* _Data shown_
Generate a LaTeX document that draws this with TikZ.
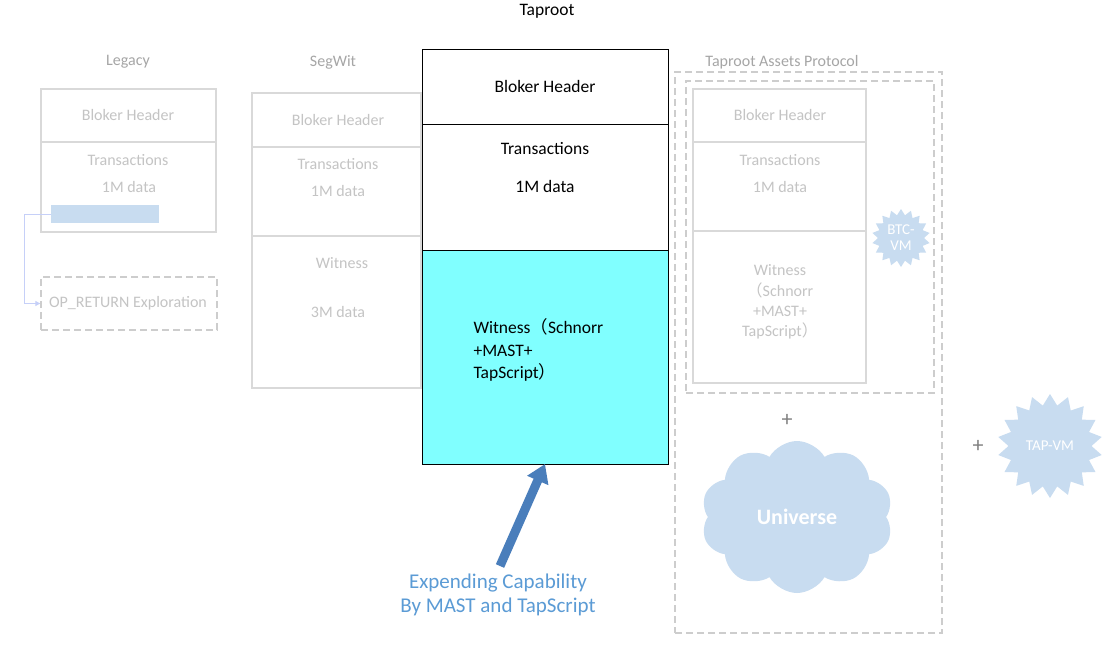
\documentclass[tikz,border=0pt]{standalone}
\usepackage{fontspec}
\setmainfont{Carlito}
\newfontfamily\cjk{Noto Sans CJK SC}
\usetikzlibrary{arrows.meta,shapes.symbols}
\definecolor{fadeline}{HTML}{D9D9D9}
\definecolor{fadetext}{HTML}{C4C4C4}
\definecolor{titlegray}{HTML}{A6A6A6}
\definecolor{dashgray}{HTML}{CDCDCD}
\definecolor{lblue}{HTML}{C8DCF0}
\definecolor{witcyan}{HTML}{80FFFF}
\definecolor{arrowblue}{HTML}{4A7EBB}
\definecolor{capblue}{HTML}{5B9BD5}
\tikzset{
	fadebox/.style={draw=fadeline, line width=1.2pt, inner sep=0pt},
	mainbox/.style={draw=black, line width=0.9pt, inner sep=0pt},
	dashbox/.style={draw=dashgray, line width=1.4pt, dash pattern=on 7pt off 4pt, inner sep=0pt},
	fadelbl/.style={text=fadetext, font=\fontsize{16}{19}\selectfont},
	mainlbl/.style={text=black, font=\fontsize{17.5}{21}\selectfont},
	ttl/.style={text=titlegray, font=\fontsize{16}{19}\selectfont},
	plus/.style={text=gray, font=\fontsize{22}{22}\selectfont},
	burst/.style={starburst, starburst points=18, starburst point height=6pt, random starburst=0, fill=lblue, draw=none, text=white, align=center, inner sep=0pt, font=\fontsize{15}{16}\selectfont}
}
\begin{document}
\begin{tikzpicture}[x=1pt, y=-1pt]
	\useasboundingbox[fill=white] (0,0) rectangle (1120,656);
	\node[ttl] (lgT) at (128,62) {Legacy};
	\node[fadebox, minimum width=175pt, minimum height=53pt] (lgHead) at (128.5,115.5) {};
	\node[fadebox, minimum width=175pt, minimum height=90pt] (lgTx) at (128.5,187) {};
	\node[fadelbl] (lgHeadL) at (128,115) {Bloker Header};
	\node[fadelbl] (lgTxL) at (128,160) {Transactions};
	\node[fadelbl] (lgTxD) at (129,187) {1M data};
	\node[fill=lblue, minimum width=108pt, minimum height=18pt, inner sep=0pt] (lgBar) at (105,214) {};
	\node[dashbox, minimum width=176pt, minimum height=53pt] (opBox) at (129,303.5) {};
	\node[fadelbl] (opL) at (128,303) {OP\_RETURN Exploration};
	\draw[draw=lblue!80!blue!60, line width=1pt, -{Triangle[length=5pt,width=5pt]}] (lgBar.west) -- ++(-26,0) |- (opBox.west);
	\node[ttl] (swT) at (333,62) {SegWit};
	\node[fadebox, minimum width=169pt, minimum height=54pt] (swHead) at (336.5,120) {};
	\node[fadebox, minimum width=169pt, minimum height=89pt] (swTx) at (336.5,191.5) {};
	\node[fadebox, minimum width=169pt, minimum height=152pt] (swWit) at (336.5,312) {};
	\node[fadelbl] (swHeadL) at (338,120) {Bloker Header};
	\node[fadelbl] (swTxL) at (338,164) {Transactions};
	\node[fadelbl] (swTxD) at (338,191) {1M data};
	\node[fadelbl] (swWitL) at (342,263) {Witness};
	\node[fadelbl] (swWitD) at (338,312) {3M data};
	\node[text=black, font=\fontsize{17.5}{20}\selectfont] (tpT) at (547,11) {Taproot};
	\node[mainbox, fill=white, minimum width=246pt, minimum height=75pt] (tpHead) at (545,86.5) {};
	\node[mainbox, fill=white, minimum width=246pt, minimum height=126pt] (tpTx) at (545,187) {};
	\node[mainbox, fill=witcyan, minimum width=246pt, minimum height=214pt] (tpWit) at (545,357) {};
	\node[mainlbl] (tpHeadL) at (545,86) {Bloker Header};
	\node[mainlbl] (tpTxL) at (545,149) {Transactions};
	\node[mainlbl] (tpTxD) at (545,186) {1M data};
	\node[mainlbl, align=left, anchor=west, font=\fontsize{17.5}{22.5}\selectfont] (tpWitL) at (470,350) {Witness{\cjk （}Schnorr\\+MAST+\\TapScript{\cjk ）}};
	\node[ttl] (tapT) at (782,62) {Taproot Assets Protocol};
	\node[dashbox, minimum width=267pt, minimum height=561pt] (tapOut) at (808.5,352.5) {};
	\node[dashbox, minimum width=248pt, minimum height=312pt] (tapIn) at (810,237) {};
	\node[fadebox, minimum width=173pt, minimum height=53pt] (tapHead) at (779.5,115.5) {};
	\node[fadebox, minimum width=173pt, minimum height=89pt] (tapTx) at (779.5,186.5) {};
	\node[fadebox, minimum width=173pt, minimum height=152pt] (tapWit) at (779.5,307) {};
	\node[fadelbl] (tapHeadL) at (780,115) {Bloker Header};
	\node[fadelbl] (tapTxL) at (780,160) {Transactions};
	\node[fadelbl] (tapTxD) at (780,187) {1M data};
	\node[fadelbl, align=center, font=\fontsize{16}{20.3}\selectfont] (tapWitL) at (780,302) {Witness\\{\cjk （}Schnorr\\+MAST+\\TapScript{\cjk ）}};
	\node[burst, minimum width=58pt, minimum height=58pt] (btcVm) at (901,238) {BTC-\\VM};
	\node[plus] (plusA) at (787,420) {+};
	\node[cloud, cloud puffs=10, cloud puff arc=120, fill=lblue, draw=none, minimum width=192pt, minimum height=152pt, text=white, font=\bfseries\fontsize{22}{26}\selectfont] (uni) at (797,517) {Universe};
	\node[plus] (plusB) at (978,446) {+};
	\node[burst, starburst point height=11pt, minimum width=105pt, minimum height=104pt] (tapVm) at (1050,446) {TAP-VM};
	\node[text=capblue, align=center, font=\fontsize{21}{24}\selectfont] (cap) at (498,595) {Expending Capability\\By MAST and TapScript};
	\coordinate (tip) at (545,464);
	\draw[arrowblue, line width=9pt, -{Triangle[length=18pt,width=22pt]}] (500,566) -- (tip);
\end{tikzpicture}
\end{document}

* _Task description_
Quote every line word for word and keep the images out of the copy.

* _Solved exercise_
Generate a LaTeX document that draws this with TikZ.
\documentclass[tikz,border=0pt]{standalone}
\usepackage{fontspec}
\setmainfont{Carlito}
\newfontfamily\cjk{Noto Sans CJK SC}
\usetikzlibrary{arrows.meta,shapes.symbols}
\definecolor{fadeline}{HTML}{D9D9D9}
\definecolor{fadetext}{HTML}{C4C4C4}
\definecolor{titlegray}{HTML}{A6A6A6}
\definecolor{dashgray}{HTML}{CDCDCD}
\definecolor{lblue}{HTML}{C8DCF0}
\definecolor{witcyan}{HTML}{80FFFF}
\definecolor{arrowblue}{HTML}{4A7EBB}
\definecolor{capblue}{HTML}{5B9BD5}
\tikzset{
	fadebox/.style={draw=fadeline, line width=1.2pt, inner sep=0pt},
	mainbox/.style={draw=black, line width=0.9pt, inner sep=0pt},
	dashbox/.style={draw=dashgray, line width=1.4pt, dash pattern=on 7pt off 4pt, inner sep=0pt},
	fadelbl/.style={text=fadetext, font=\fontsize{16}{19}\selectfont},
	mainlbl/.style={text=black, font=\fontsize{17.5}{21}\selectfont},
	ttl/.style={text=titlegray, font=\fontsize{16}{19}\selectfont},
	plus/.style={text=gray, font=\fontsize{22}{22}\selectfont},
	burst/.style={starburst, starburst points=18, starburst point height=6pt, random starburst=0, fill=lblue, draw=none, text=white, align=center, inner sep=0pt, font=\fontsize{15}{16}\selectfont}
}
\begin{document}
\begin{tikzpicture}[x=1pt, y=-1pt]
	\useasboundingbox[fill=white] (0,0) rectangle (1120,656);
	\node[ttl] (lgT) at (128,62) {Legacy};
	\node[fadebox, minimum width=175pt, minimum height=53pt] (lgHead) at (128.5,115.5) {};
	\node[fadebox, minimum width=175pt, minimum height=90pt] (lgTx) at (128.5,187) {};
	\node[fadelbl] (lgHeadL) at (128,115) {Bloker Header};
	\node[fadelbl] (lgTxL) at (128,160) {Transactions};
	\node[fadelbl] (lgTxD) at (129,187) {1M data};
	\node[fill=lblue, minimum width=108pt, minimum height=18pt, inner sep=0pt] (lgBar) at (105,214) {};
	\node[dashbox, minimum width=176pt, minimum height=53pt] (opBox) at (129,303.5) {};
	\node[fadelbl] (opL) at (128,303) {OP\_RETURN Exploration};
	\draw[draw=lblue!80!blue!60, line width=1pt, -{Triangle[length=5pt,width=5pt]}] (lgBar.west) -- ++(-26,0) |- (opBox.west);
	\node[ttl] (swT) at (333,62) {SegWit};
	\node[fadebox, minimum width=169pt, minimum height=54pt] (swHead) at (336.5,120) {};
	\node[fadebox, minimum width=169pt, minimum height=89pt] (swTx) at (336.5,191.5) {};
	\node[fadebox, minimum width=169pt, minimum height=152pt] (swWit) at (336.5,312) {};
	\node[fadelbl] (swHeadL) at (338,120) {Bloker Header};
	\node[fadelbl] (swTxL) at (338,164) {Transactions};
	\node[fadelbl] (swTxD) at (338,191) {1M data};
	\node[fadelbl] (swWitL) at (342,263) {Witness};
	\node[fadelbl] (swWitD) at (338,312) {3M data};
	\node[text=black, font=\fontsize{17.5}{20}\selectfont] (tpT) at (547,11) {Taproot};
	\node[mainbox, fill=white, minimum width=246pt, minimum height=75pt] (tpHead) at (545,86.5) {};
	\node[mainbox, fill=white, minimum width=246pt, minimum height=126pt] (tpTx) at (545,187) {};
	\node[mainbox, fill=witcyan, minimum width=246pt, minimum height=214pt] (tpWit) at (545,357) {};
	\node[mainlbl] (tpHeadL) at (545,86) {Bloker Header};
	\node[mainlbl] (tpTxL) at (545,149) {Transactions};
	\node[mainlbl] (tpTxD) at (545,186) {1M data};
	\node[mainlbl, align=left, anchor=west, font=\fontsize{17.5}{22.5}\selectfont] (tpWitL) at (470,350) {Witness{\cjk （}Schnorr\\+MAST+\\TapScript{\cjk ）}};
	\node[ttl] (tapT) at (782,62) {Taproot Assets Protocol};
	\node[dashbox, minimum width=267pt, minimum height=561pt] (tapOut) at (808.5,352.5) {};
	\node[dashbox, minimum width=248pt, minimum height=312pt] (tapIn) at (810,237) {};
	\node[fadebox, minimum width=173pt, minimum height=53pt] (tapHead) at (779.5,115.5) {};
	\node[fadebox, minimum width=173pt, minimum height=89pt] (tapTx) at (779.5,186.5) {};
	\node[fadebox, minimum width=173pt, minimum height=152pt] (tapWit) at (779.5,307) {};
	\node[fadelbl] (tapHeadL) at (780,115) {Bloker Header};
	\node[fadelbl] (tapTxL) at (780,160) {Transactions};
	\node[fadelbl] (tapTxD) at (780,187) {1M data};
	\node[fadelbl, align=center, font=\fontsize{16}{20.3}\selectfont] (tapWitL) at (780,302) {Witness\\{\cjk （}Schnorr\\+MAST+\\TapScript{\cjk ）}};
	\node[burst, minimum width=58pt, minimum height=58pt] (btcVm) at (901,238) {BTC-\\VM};
	\node[plus] (plusA) at (787,420) {+};
	\node[cloud, cloud puffs=10, cloud puff arc=120, fill=lblue, draw=none, minimum width=192pt, minimum height=152pt, text=white, font=\bfseries\fontsize{22}{26}\selectfont] (uni) at (797,517) {Universe};
	\node[plus] (plusB) at (978,446) {+};
	\node[burst, starburst point height=11pt, minimum width=105pt, minimum height=104pt] (tapVm) at (1050,446) {TAP-VM};
	\node[text=capblue, align=center, font=\fontsize{21}{24}\selectfont] (cap) at (498,595) {Expending Capability\\By MAST and TapScript};
	\coordinate (tip) at (545,464);
	\draw[arrowblue, line width=9pt, -{Triangle[length=18pt,width=22pt]}] (500,566) -- (tip);
\end{tikzpicture}
\end{document}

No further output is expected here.